Data Revisions

Sometimes, data files need to be updated or replaced to address problems discovered after they were initially published. As of April 2019, all files in the NA-CORDEX archive should have two global attributes, "version" and "tracking_id" that can be used to differentiate whether two files with the same name have different contents. Major version numbers track changes in the primary data in the file. Minor version numbers track changes in metadata or ancillary data.
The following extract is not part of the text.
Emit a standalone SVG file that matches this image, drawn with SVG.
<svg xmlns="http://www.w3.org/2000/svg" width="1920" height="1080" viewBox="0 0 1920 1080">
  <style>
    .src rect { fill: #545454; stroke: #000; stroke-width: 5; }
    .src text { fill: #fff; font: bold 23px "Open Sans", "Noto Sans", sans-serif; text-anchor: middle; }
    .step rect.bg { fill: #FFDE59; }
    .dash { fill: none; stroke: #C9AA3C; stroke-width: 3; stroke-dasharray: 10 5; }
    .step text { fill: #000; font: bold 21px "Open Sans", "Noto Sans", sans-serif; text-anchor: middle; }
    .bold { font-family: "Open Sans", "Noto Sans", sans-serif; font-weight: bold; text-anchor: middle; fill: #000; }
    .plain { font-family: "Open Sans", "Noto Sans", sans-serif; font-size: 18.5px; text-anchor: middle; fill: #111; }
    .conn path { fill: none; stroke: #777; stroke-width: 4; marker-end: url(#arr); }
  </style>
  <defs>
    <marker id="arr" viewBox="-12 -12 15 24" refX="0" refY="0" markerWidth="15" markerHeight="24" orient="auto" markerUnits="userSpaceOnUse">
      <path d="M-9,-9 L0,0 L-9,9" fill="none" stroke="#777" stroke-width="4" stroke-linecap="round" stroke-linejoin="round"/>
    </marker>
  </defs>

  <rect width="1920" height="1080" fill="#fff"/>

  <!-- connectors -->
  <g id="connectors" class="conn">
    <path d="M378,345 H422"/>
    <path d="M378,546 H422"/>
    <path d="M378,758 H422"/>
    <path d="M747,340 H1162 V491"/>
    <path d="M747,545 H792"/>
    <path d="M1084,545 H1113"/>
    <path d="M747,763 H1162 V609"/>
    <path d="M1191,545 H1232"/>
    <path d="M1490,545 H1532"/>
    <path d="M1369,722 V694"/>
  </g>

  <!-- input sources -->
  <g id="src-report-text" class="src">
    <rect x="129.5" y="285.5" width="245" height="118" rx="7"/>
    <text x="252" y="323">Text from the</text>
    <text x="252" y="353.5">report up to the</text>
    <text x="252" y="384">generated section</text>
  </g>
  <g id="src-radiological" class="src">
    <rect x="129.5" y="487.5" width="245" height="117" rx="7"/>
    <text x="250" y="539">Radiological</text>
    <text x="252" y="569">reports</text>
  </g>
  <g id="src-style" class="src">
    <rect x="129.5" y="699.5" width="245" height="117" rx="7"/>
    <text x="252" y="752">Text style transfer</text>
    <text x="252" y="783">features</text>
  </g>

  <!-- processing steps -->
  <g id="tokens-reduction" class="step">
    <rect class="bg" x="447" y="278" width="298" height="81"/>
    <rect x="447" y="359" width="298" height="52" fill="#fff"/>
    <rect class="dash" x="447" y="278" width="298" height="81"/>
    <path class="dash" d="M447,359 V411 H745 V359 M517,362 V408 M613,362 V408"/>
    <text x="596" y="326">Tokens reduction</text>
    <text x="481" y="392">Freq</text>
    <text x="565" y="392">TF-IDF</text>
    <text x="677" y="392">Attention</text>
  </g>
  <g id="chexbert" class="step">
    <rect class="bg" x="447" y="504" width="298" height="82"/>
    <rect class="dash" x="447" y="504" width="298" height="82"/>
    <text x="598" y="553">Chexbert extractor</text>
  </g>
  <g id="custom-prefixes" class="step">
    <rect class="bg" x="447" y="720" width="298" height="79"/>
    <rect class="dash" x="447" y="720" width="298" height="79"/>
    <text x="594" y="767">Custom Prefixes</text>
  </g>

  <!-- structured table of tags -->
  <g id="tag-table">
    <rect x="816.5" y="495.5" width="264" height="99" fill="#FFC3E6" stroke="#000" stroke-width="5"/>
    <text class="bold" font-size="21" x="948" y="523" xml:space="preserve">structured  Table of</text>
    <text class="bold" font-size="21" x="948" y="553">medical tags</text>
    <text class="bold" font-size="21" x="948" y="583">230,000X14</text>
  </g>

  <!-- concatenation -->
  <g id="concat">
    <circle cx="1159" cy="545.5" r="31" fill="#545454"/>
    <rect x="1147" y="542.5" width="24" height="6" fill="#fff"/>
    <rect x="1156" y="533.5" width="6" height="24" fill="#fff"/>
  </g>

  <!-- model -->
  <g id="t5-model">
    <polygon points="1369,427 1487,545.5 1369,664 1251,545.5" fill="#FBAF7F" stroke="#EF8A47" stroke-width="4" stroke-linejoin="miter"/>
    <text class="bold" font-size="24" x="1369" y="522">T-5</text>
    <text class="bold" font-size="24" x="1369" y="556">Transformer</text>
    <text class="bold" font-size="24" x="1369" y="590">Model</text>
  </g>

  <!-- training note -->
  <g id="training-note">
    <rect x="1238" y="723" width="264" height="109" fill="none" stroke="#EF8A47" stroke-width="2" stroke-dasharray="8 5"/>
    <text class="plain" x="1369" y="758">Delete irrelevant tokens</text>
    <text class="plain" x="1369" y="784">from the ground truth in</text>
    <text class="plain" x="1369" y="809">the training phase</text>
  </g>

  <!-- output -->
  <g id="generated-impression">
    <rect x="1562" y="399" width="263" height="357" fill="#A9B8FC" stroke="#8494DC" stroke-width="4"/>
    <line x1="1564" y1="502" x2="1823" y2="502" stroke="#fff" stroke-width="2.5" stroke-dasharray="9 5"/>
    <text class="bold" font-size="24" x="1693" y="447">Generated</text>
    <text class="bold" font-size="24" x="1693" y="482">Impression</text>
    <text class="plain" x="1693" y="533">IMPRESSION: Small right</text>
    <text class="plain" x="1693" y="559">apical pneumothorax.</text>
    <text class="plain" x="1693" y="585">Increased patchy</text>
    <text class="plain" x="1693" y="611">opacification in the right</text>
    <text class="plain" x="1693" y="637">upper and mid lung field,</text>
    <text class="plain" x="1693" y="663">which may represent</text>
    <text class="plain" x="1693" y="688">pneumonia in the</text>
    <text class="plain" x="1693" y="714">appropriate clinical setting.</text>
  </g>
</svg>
The tracking_id is a unique identifier (UUID) assigned to each file before publication.

CRCM5 Split

When the CRCM5 dataset was first published, there was only one set of simulations, from Katja Winger at UQAM. The files were published with the name of the RCM given as "CRCM5". Subsequently, Sébastien Biner at OURANOS ran a second and complementary set of simulations using CRCM5. However, the configuration of CRCM5 is not the same between the two sets of simulations: the lake fractions differ and one (CRCM5-OUR) is nudged. (See RCM Characteristics for details.) Therefore, we refer to the two models as CRCM5-UQAM and CRCM5-OUR, distinguishing between them by the modeling center. We have republished the files originally named CRCM5 as CRCM5-UQAM.

Reruns

Some simulations had to be re-run because of problems that were detected only after the data had been post-processed and published.

  • The CRCM5-UQAM simulation driven by the MPI-ESM-MR future run was originally continued off the MPI-ESM-LR historical run. It was re-run for both the historical and future periods.
  • Both the WRF and RegCM4 simulations driven by MPI-ESM-LR originally had mis-specified surface temperatures over the oceans.
  • The original WRF runs driven by ERA-Interim had no sea ice due to configuration issues.
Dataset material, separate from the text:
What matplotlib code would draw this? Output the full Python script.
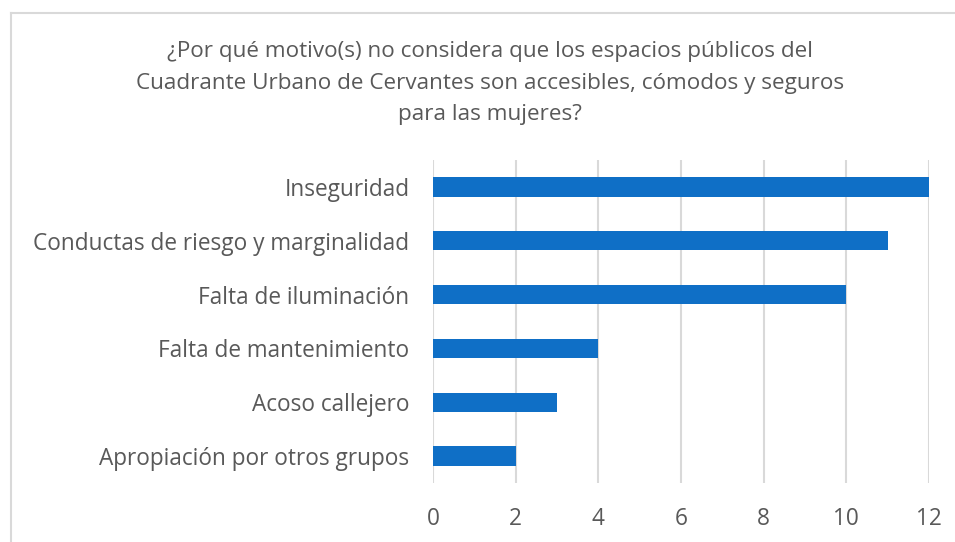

In all cases, the original simulations were retracted and replaced with output from the re-runs.

If there is doubt regarding whether a file is from the original run or the re-run, check the global attribute "version" in the netCDF headers; re-runs are verison 2 or higher.

Reprocessed Outputs

Some errors in the post-processing workflow were discovered only after the data had been published. In these cases, we corrected the errors and republished the data. The following problems affected the actual data in the files (not just metadata or ancillary data) and resulted in a version number of 2 or higher.
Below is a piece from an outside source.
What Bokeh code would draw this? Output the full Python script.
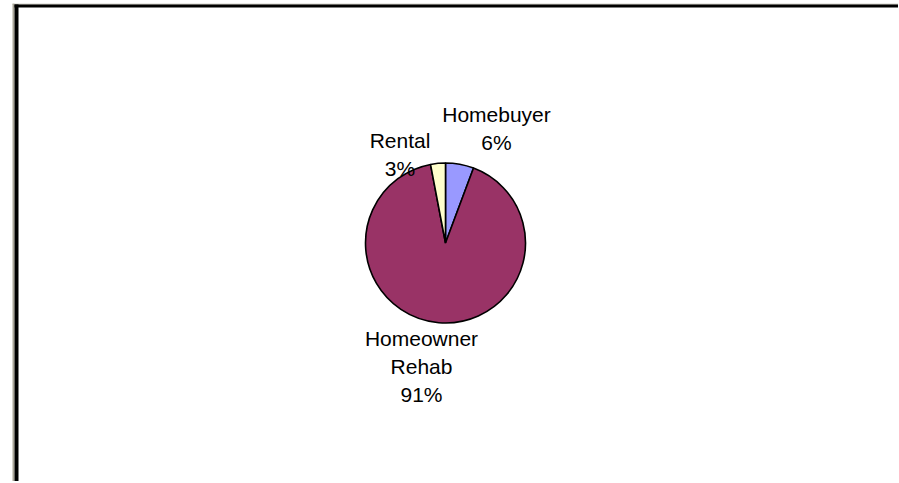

  • Problems with time coordinates affecting aggregation to daily and longer frequences in the RegCM4/ERA-Int and CRCM5-UQAM/CanESM/RCP45 runs resulted in these files being reprocessed compeltely.
  • An apparent typo in the configuration files for the 25-km RegCM4 runs driven by GFDL and HadGEM resulted in their grid projections being shifted 0.5 degrees south relative to the MPI and ERA-Int runs, which caused errors downsteam when they were regridded to the NAM-22i common grid. The fix to the latitude and longitude arrays was minor, but the common grid data had to be reprocessed.

Other Revisions

  • All priority 0 (temp and precip) files start out at version 1.1 because we added tracking_ids, version numbers, and DOIs to the files, which they did not have when originally published.
  • Latitude and longitude arrays in WRF and CanRCM4 were updated to run -180:180 instead of 0:360.
  • Corrections to latitude and longitude arrays (separate from the grid-shift problem describe above) were applied in all RegCM4 runs.
  • Some metadata and ancillary data errors on assorted NAM-22i CRCM5-OUR runs were corrected.
  • The _FillValue and missing_value attributes in RegCM4 outputs were updated to set them consistently to 1e20f, rather than various default values generated by various processing scripts.
  • Miscellaneous inconsistencies in long_names, standard_names, and cell_methods attributes in WRF and CRCM5-OUR outputs, as well as variables prhmax, hurs, and sfcWind were fixed.